**AIM OF THE EXERCISE:** Take the material below and retype it in full; pictures are left out.

--- DATASET SECTION ---

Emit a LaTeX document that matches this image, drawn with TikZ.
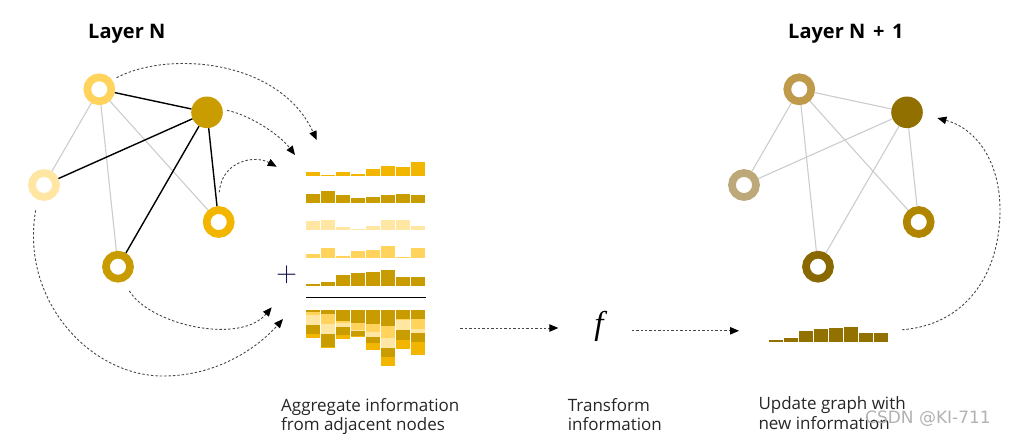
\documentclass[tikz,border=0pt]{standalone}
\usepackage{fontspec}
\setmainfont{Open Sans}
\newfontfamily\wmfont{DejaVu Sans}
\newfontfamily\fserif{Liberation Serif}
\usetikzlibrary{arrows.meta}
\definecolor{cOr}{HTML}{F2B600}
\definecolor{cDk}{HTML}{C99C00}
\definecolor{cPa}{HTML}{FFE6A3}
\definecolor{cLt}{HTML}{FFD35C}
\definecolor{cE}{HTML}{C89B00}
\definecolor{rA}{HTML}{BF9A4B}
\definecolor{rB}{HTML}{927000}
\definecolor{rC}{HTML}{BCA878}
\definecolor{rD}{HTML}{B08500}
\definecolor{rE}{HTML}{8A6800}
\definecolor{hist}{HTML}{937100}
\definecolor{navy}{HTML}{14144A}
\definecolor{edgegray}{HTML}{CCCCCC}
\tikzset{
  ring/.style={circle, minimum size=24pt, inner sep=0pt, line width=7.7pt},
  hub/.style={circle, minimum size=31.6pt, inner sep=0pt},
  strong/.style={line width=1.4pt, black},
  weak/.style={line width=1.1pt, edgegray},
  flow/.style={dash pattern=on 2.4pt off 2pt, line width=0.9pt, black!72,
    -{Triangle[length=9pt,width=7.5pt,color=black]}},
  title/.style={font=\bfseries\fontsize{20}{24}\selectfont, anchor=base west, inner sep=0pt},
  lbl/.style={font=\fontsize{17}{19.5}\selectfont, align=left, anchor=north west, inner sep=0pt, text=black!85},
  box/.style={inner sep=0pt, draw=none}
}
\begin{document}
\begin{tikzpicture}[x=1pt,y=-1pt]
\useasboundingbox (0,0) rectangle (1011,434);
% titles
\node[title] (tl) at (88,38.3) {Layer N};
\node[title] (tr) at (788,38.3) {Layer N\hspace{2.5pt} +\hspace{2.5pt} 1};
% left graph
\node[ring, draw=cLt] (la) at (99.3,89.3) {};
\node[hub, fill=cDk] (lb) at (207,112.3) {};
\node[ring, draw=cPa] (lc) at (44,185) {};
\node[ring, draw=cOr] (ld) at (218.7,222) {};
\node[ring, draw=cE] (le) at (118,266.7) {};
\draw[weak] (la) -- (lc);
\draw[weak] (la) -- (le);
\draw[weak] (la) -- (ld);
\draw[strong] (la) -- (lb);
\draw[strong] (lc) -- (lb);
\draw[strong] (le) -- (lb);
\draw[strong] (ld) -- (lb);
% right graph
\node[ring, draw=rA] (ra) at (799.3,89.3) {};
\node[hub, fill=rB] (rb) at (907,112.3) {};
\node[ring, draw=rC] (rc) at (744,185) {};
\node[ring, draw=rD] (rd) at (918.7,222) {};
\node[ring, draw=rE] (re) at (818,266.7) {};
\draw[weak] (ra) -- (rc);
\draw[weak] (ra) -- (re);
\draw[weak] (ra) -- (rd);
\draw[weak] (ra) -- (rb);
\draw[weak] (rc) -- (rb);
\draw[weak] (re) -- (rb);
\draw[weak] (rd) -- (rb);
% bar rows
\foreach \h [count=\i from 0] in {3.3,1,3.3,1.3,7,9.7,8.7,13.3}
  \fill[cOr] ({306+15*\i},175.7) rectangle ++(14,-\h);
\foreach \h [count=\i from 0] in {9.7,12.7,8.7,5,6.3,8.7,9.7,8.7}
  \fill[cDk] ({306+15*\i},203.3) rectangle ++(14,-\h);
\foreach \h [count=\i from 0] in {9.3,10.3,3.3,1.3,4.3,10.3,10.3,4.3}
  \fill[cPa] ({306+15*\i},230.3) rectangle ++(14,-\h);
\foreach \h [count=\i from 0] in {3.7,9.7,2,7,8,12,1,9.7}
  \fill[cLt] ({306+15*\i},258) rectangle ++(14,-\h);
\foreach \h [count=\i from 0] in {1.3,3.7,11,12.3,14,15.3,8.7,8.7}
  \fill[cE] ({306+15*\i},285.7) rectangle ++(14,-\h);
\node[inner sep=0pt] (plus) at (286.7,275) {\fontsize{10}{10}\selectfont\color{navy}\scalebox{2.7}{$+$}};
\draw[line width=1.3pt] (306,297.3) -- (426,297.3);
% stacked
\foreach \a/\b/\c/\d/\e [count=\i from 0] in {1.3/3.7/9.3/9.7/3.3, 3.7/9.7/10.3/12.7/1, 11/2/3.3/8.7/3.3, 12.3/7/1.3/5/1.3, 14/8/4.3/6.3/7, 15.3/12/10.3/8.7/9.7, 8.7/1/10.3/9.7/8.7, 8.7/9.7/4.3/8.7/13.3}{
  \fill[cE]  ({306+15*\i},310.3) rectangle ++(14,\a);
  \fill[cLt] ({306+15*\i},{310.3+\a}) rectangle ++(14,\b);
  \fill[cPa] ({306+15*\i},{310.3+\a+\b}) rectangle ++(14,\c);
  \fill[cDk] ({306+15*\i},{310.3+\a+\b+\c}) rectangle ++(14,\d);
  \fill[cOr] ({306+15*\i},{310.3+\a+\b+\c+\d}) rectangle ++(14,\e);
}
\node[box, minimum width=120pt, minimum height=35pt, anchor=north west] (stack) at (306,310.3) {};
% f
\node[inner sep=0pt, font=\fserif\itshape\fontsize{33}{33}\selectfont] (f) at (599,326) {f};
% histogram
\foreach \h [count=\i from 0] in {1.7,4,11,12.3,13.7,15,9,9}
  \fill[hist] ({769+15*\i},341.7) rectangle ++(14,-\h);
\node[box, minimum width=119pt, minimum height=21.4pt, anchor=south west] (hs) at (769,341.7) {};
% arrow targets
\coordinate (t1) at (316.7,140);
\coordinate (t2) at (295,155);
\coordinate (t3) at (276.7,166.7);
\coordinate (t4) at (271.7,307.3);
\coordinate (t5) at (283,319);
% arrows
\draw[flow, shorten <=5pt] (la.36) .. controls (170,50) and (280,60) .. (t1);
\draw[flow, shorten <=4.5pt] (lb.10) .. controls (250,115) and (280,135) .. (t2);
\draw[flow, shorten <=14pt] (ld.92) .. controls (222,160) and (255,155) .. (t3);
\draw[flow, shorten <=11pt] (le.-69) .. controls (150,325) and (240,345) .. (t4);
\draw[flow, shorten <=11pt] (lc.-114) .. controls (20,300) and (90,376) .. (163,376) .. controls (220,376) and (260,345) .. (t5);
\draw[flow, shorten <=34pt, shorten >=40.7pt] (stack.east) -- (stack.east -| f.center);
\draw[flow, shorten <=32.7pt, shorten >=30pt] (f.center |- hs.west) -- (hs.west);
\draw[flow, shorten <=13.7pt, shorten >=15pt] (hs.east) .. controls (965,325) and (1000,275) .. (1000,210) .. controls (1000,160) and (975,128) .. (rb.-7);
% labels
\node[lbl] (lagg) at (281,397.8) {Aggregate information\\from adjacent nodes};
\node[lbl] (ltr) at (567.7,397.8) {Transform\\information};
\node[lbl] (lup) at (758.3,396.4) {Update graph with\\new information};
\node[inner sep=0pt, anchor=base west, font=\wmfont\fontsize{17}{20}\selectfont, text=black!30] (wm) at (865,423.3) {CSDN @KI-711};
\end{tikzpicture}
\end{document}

---

**EXERCISE RESULT:**
Emit a LaTeX document that matches this image, drawn with TikZ.
\documentclass[tikz,border=0pt]{standalone}
\usepackage{fontspec}
\setmainfont{Open Sans}
\newfontfamily\wmfont{DejaVu Sans}
\newfontfamily\fserif{Liberation Serif}
\usetikzlibrary{arrows.meta}
\definecolor{cOr}{HTML}{F2B600}
\definecolor{cDk}{HTML}{C99C00}
\definecolor{cPa}{HTML}{FFE6A3}
\definecolor{cLt}{HTML}{FFD35C}
\definecolor{cE}{HTML}{C89B00}
\definecolor{rA}{HTML}{BF9A4B}
\definecolor{rB}{HTML}{927000}
\definecolor{rC}{HTML}{BCA878}
\definecolor{rD}{HTML}{B08500}
\definecolor{rE}{HTML}{8A6800}
\definecolor{hist}{HTML}{937100}
\definecolor{navy}{HTML}{14144A}
\definecolor{edgegray}{HTML}{CCCCCC}
\tikzset{
  ring/.style={circle, minimum size=24pt, inner sep=0pt, line width=7.7pt},
  hub/.style={circle, minimum size=31.6pt, inner sep=0pt},
  strong/.style={line width=1.4pt, black},
  weak/.style={line width=1.1pt, edgegray},
  flow/.style={dash pattern=on 2.4pt off 2pt, line width=0.9pt, black!72,
    -{Triangle[length=9pt,width=7.5pt,color=black]}},
  title/.style={font=\bfseries\fontsize{20}{24}\selectfont, anchor=base west, inner sep=0pt},
  lbl/.style={font=\fontsize{17}{19.5}\selectfont, align=left, anchor=north west, inner sep=0pt, text=black!85},
  box/.style={inner sep=0pt, draw=none}
}
\begin{document}
\begin{tikzpicture}[x=1pt,y=-1pt]
\useasboundingbox (0,0) rectangle (1011,434);
% titles
\node[title] (tl) at (88,38.3) {Layer N};
\node[title] (tr) at (788,38.3) {Layer N\hspace{2.5pt} +\hspace{2.5pt} 1};
% left graph
\node[ring, draw=cLt] (la) at (99.3,89.3) {};
\node[hub, fill=cDk] (lb) at (207,112.3) {};
\node[ring, draw=cPa] (lc) at (44,185) {};
\node[ring, draw=cOr] (ld) at (218.7,222) {};
\node[ring, draw=cE] (le) at (118,266.7) {};
\draw[weak] (la) -- (lc);
\draw[weak] (la) -- (le);
\draw[weak] (la) -- (ld);
\draw[strong] (la) -- (lb);
\draw[strong] (lc) -- (lb);
\draw[strong] (le) -- (lb);
\draw[strong] (ld) -- (lb);
% right graph
\node[ring, draw=rA] (ra) at (799.3,89.3) {};
\node[hub, fill=rB] (rb) at (907,112.3) {};
\node[ring, draw=rC] (rc) at (744,185) {};
\node[ring, draw=rD] (rd) at (918.7,222) {};
\node[ring, draw=rE] (re) at (818,266.7) {};
\draw[weak] (ra) -- (rc);
\draw[weak] (ra) -- (re);
\draw[weak] (ra) -- (rd);
\draw[weak] (ra) -- (rb);
\draw[weak] (rc) -- (rb);
\draw[weak] (re) -- (rb);
\draw[weak] (rd) -- (rb);
% bar rows
\foreach \h [count=\i from 0] in {3.3,1,3.3,1.3,7,9.7,8.7,13.3}
  \fill[cOr] ({306+15*\i},175.7) rectangle ++(14,-\h);
\foreach \h [count=\i from 0] in {9.7,12.7,8.7,5,6.3,8.7,9.7,8.7}
  \fill[cDk] ({306+15*\i},203.3) rectangle ++(14,-\h);
\foreach \h [count=\i from 0] in {9.3,10.3,3.3,1.3,4.3,10.3,10.3,4.3}
  \fill[cPa] ({306+15*\i},230.3) rectangle ++(14,-\h);
\foreach \h [count=\i from 0] in {3.7,9.7,2,7,8,12,1,9.7}
  \fill[cLt] ({306+15*\i},258) rectangle ++(14,-\h);
\foreach \h [count=\i from 0] in {1.3,3.7,11,12.3,14,15.3,8.7,8.7}
  \fill[cE] ({306+15*\i},285.7) rectangle ++(14,-\h);
\node[inner sep=0pt] (plus) at (286.7,275) {\fontsize{10}{10}\selectfont\color{navy}\scalebox{2.7}{$+$}};
\draw[line width=1.3pt] (306,297.3) -- (426,297.3);
% stacked
\foreach \a/\b/\c/\d/\e [count=\i from 0] in {1.3/3.7/9.3/9.7/3.3, 3.7/9.7/10.3/12.7/1, 11/2/3.3/8.7/3.3, 12.3/7/1.3/5/1.3, 14/8/4.3/6.3/7, 15.3/12/10.3/8.7/9.7, 8.7/1/10.3/9.7/8.7, 8.7/9.7/4.3/8.7/13.3}{
  \fill[cE]  ({306+15*\i},310.3) rectangle ++(14,\a);
  \fill[cLt] ({306+15*\i},{310.3+\a}) rectangle ++(14,\b);
  \fill[cPa] ({306+15*\i},{310.3+\a+\b}) rectangle ++(14,\c);
  \fill[cDk] ({306+15*\i},{310.3+\a+\b+\c}) rectangle ++(14,\d);
  \fill[cOr] ({306+15*\i},{310.3+\a+\b+\c+\d}) rectangle ++(14,\e);
}
\node[box, minimum width=120pt, minimum height=35pt, anchor=north west] (stack) at (306,310.3) {};
% f
\node[inner sep=0pt, font=\fserif\itshape\fontsize{33}{33}\selectfont] (f) at (599,326) {f};
% histogram
\foreach \h [count=\i from 0] in {1.7,4,11,12.3,13.7,15,9,9}
  \fill[hist] ({769+15*\i},341.7) rectangle ++(14,-\h);
\node[box, minimum width=119pt, minimum height=21.4pt, anchor=south west] (hs) at (769,341.7) {};
% arrow targets
\coordinate (t1) at (316.7,140);
\coordinate (t2) at (295,155);
\coordinate (t3) at (276.7,166.7);
\coordinate (t4) at (271.7,307.3);
\coordinate (t5) at (283,319);
% arrows
\draw[flow, shorten <=5pt] (la.36) .. controls (170,50) and (280,60) .. (t1);
\draw[flow, shorten <=4.5pt] (lb.10) .. controls (250,115) and (280,135) .. (t2);
\draw[flow, shorten <=14pt] (ld.92) .. controls (222,160) and (255,155) .. (t3);
\draw[flow, shorten <=11pt] (le.-69) .. controls (150,325) and (240,345) .. (t4);
\draw[flow, shorten <=11pt] (lc.-114) .. controls (20,300) and (90,376) .. (163,376) .. controls (220,376) and (260,345) .. (t5);
\draw[flow, shorten <=34pt, shorten >=40.7pt] (stack.east) -- (stack.east -| f.center);
\draw[flow, shorten <=32.7pt, shorten >=30pt] (f.center |- hs.west) -- (hs.west);
\draw[flow, shorten <=13.7pt, shorten >=15pt] (hs.east) .. controls (965,325) and (1000,275) .. (1000,210) .. controls (1000,160) and (975,128) .. (rb.-7);
% labels
\node[lbl] (lagg) at (281,397.8) {Aggregate information\\from adjacent nodes};
\node[lbl] (ltr) at (567.7,397.8) {Transform\\information};
\node[lbl] (lup) at (758.3,396.4) {Update graph with\\new information};
\node[inner sep=0pt, anchor=base west, font=\wmfont\fontsize{17}{20}\selectfont, text=black!30] (wm) at (865,423.3) {CSDN @KI-711};
\end{tikzpicture}
\end{document}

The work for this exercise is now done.